Chloé Robichaud compose et décompose avec brio les visages féminins multigénérationnels sans tomber dans l’unidimensionnelle. Des personnages à la complexité, qui comme le disait si bien Stanley Elkin, embrasse des situations qui les emmènent au bout du rouleau. On sent ces multiples fractures dans les relations, les non-dits. Malgré une petite baisse de régime au milieu du film, l’œuvre relance la machine avec l’enivrante partie de Schoenberg et la vibrante (et très frissonnante) partie de Mahler.

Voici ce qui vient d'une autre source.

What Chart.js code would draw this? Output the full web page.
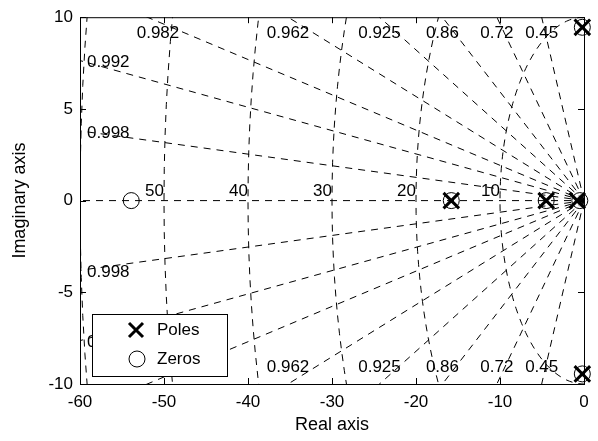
<!DOCTYPE html>
<html>
<head>
<meta charset="utf-8">
<script src="https://cdn.jsdelivr.net/npm/chart.js@4.4.0/dist/chart.umd.min.js"></script>
<style>
  html, body { margin: 0; padding: 0; background: #fff; }
</style>
</head>
<body>
<canvas id="pzmap" width="598" height="441"></canvas>
<script>
// pole / zero locations
const poleRe = [-15.8, -4.5, -0.8, -0.2, -0.2];
const poleIm = [0, 0, 0, 9.45, -9.45];
const zeroRe = [-53.9, -15.8, -4.5, -0.5, -0.2, -0.2];
const zeroIm = [0, 0, 0, 0, 9.45, -9.45];

// s-plane grid
const dampingValues = [0.45, 0.72, 0.86, 0.925, 0.962, 0.982, 0.992, 0.998];
const freqValues = [10, 20, 30, 40, 50, 60];

const xTickValues = [-60, -50, -40, -30, -20, -10, 0];
const yTickValues = [-10, -5, 0, 5, 10];

const FONT = "'Liberation Sans', Arial, Helvetica, sans-serif";

function gridLine(points) {
  return {
    type: "scatter",
    data: points,
    showLine: true,
    borderColor: "#000",
    borderWidth: 1,
    borderDash: [7, 6],
    pointRadius: 0,
    fill: false,
  };
}

const datasets = [];
// real axis, zeta = 1
datasets.push(gridLine([{ x: 0, y: 0 }, { x: -80, y: 0 }]));
dampingValues.forEach((z) => {
  const s = Math.sqrt(1 - z * z);
  datasets.push(gridLine([{ x: 0, y: 0 }, { x: -80 * z, y: 80 * s }]));
  datasets.push(gridLine([{ x: 0, y: 0 }, { x: -80 * z, y: -80 * s }]));
});
freqValues.forEach((wn) => {
  const pts = [];
  for (let a = 90; a <= 270; a += 2) {
    const r = (a * Math.PI) / 180;
    pts.push({ x: wn * Math.cos(r), y: wn * Math.sin(r) });
  }
  datasets.push(gridLine(pts));
});

datasets.push({
  type: "scatter",
  label: "Zeros",
  data: zeroRe.map((re, i) => ({ x: re, y: zeroIm[i] })),
  pointStyle: "circle",
  pointRadius: 8,
  borderWidth: 1,
  borderColor: "#000",
  backgroundColor: "rgba(0,0,0,0)",
  clip: false,
});
datasets.push({
  type: "scatter",
  label: "Poles",
  data: poleRe.map((re, i) => ({ x: re, y: poleIm[i] })),
  pointStyle: "crossRot",
  pointRadius: 11,
  borderWidth: 3,
  borderColor: "#000",
  clip: false,
});

const annotate = {
  id: "annotate",
  afterDatasetsDraw(chart) {
    const { ctx, chartArea: a, scales: { x, y } } = chart;
    ctx.save();

    // axes box and inward ticks
    ctx.strokeStyle = "#000";
    ctx.lineWidth = 1;
    ctx.strokeRect(a.left + 0.5, a.top + 0.5, a.right - a.left, a.bottom - a.top);
    ctx.beginPath();
    xTickValues.forEach((v) => {
      const px = Math.round(x.getPixelForValue(v)) + 0.5;
      ctx.moveTo(px, a.bottom); ctx.lineTo(px, a.bottom - 6);
      ctx.moveTo(px, a.top); ctx.lineTo(px, a.top + 6);
    });
    yTickValues.forEach((v) => {
      const py = Math.round(y.getPixelForValue(v)) + 0.5;
      ctx.moveTo(a.left, py); ctx.lineTo(a.left + 6, py);
      ctx.moveTo(a.right, py); ctx.lineTo(a.right - 6, py);
    });
    ctx.stroke();

    ctx.fillStyle = "#000";
    ctx.font = "17px " + FONT;

    // damping labels where each line leaves the box
    dampingValues.forEach((z) => {
      const slope = Math.sqrt(1 - z * z) / z;
      const edgeY = -x.min * slope;
      const txt = String(z);
      if (edgeY > y.max) {
        let px = x.getPixelForValue(-y.max / slope);
        px = Math.max(px, a.left + 78);
        ctx.textAlign = "center";
        ctx.textBaseline = "middle";
        ctx.fillText(txt, px, a.top + 16);
        ctx.fillText(txt, px, a.bottom - 17);
      } else {
        ctx.textAlign = "left";
        ctx.textBaseline = "middle";
        ctx.fillText(txt, a.left + 7, y.getPixelForValue(edgeY) + 2);
        ctx.fillText(txt, a.left + 7, y.getPixelForValue(-edgeY) + 2);
      }
    });

    // natural frequency labels on the real axis
    ctx.textAlign = "right";
    ctx.textBaseline = "alphabetic";
    freqValues.forEach((wn) => {
      if (-wn <= x.min) return;
      ctx.fillText(String(wn), x.getPixelForValue(-wn), y.getPixelForValue(0) - 5);
    });
    ctx.restore();
  },
  afterDraw(chart) {
    const { ctx } = chart;
    // legend box, lower left
    const bx = 92, by = 314, bw = 135, bh = 62;
    ctx.save();
    ctx.fillStyle = "#fff";
    ctx.fillRect(bx, by, bw, bh);
    ctx.strokeStyle = "#000";
    ctx.lineWidth = 1;
    ctx.strokeRect(bx + 0.5, by + 0.5, bw, bh);

    ctx.lineWidth = 3;
    ctx.beginPath();
    ctx.moveTo(129, 323); ctx.lineTo(143, 337);
    ctx.moveTo(143, 323); ctx.lineTo(129, 337);
    ctx.stroke();
    ctx.lineWidth = 1;
    ctx.beginPath();
    ctx.arc(137, 359, 8, 0, Math.PI * 2);
    ctx.stroke();

    ctx.fillStyle = "#000";
    ctx.font = "17px " + FONT;
    ctx.textAlign = "left";
    ctx.textBaseline = "middle";
    ctx.fillText("Poles", 157, 330);
    ctx.fillText("Zeros", 157, 359);
    ctx.restore();
  },
};

new Chart(document.getElementById("pzmap").getContext("2d"), {
  data: { datasets },
  options: {
    responsive: false,
    animation: false,
    events: [],
    devicePixelRatio: 1,
    layout: { padding: { top: 12, right: 13, left: 0, bottom: 0 } },
    plugins: { legend: { display: false }, tooltip: { enabled: false } },
    scales: {
      x: {
        type: "linear",
        min: -60,
        max: 0,
        afterBuildTicks: (s) => { s.ticks = xTickValues.map((v) => ({ value: v })); },
        afterFit: (s) => { s.height = 57; },
        grid: { display: false, drawTicks: false },
        border: { display: false },
        ticks: { color: "#000", font: { size: 17, family: FONT }, padding: 8, maxRotation: 0 },
        title: { display: true, text: "Real axis", color: "#000", font: { size: 18, family: FONT }, padding: { top: 0, bottom: 5 } },
      },
      y: {
        type: "linear",
        min: -10,
        max: 10,
        afterBuildTicks: (s) => { s.ticks = yTickValues.map((v) => ({ value: v })); },
        afterFit: (s) => { s.width = 80; },
        grid: { display: false, drawTicks: false },
        border: { display: false },
        ticks: { color: "#000", font: { size: 17, family: FONT }, padding: 7 },
        title: { display: true, text: "Imaginary axis", color: "#000", font: { size: 18, family: FONT }, padding: { top: 9, bottom: 0 } },
      },
    },
  },
  plugins: [annotate],
});
</script>
</body>
</html>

Le travail d’un.e cinéaste avec ses comédiens.nes est intéressant à observer, car parfois il relève simplement d’une symphonie qui se compose sous nos yeux. Le duo Chloé Robichaud-Sophie Desmarais, qui les avait amenés jusqu’à Cannes pour Sarah préfère la course (2013), fonctionne à merveille. Vivre une histoire cinématographique, c’est croire que l’on peut être dans le film. C’est avant tout un rêve de se vivre dans une multitude de vies. Belle ivresse!
Le journal Entrée Libre a eu le plaisir de voir se composer une belle entrevue avec la réalisatrice et scénariste Chloé Robichaud, ainsi que l’actrice principal Sophie Desmarais :
Souley Keïta : Premières images, première question. L’inconfort de ne pas être à sa place lorsqu’on ne maîtrise pas un environnement. On peut sentir que le personnage ne se sente pas légitime. Pouvez-vous nous en dire plus?
Chloé Robichaud : Je dirais que je crois qu’elle est à sa place dans le sens où c’est une bonne cheffe d’orchestre. Je pense qu’elle aime son métier, que cette affection qu’elle a pour son métier est visible. Cela étant, je pense que pour elle, l’idée de se croire bonne, c’est totalement autre chose et on comprend qu’il y a beaucoup de forces qui jouent contre Emma dans le film. Évidemment, la première force est son père, car il va se projeter beaucoup en elle et il le fait d’une très mauvaise manière : par la violence psychologique. Emma est un personnage qui n’a jamais été encouragé à toucher à ses vraies émotions et a été très contrôlé à ce niveau-là. Je dirais que la première scène est plus de trouver sa place comme elle l’entend et c’est cela l’esprit du film.
Souley Keïta : Il y a une question dans le film qui m’interpelle et pour lequel je fais un parallèle avec votre carrière. Est-ce qu’on vous a posé la question qu’en tant que réalisatrice vous sentez et portez le poids des femmes?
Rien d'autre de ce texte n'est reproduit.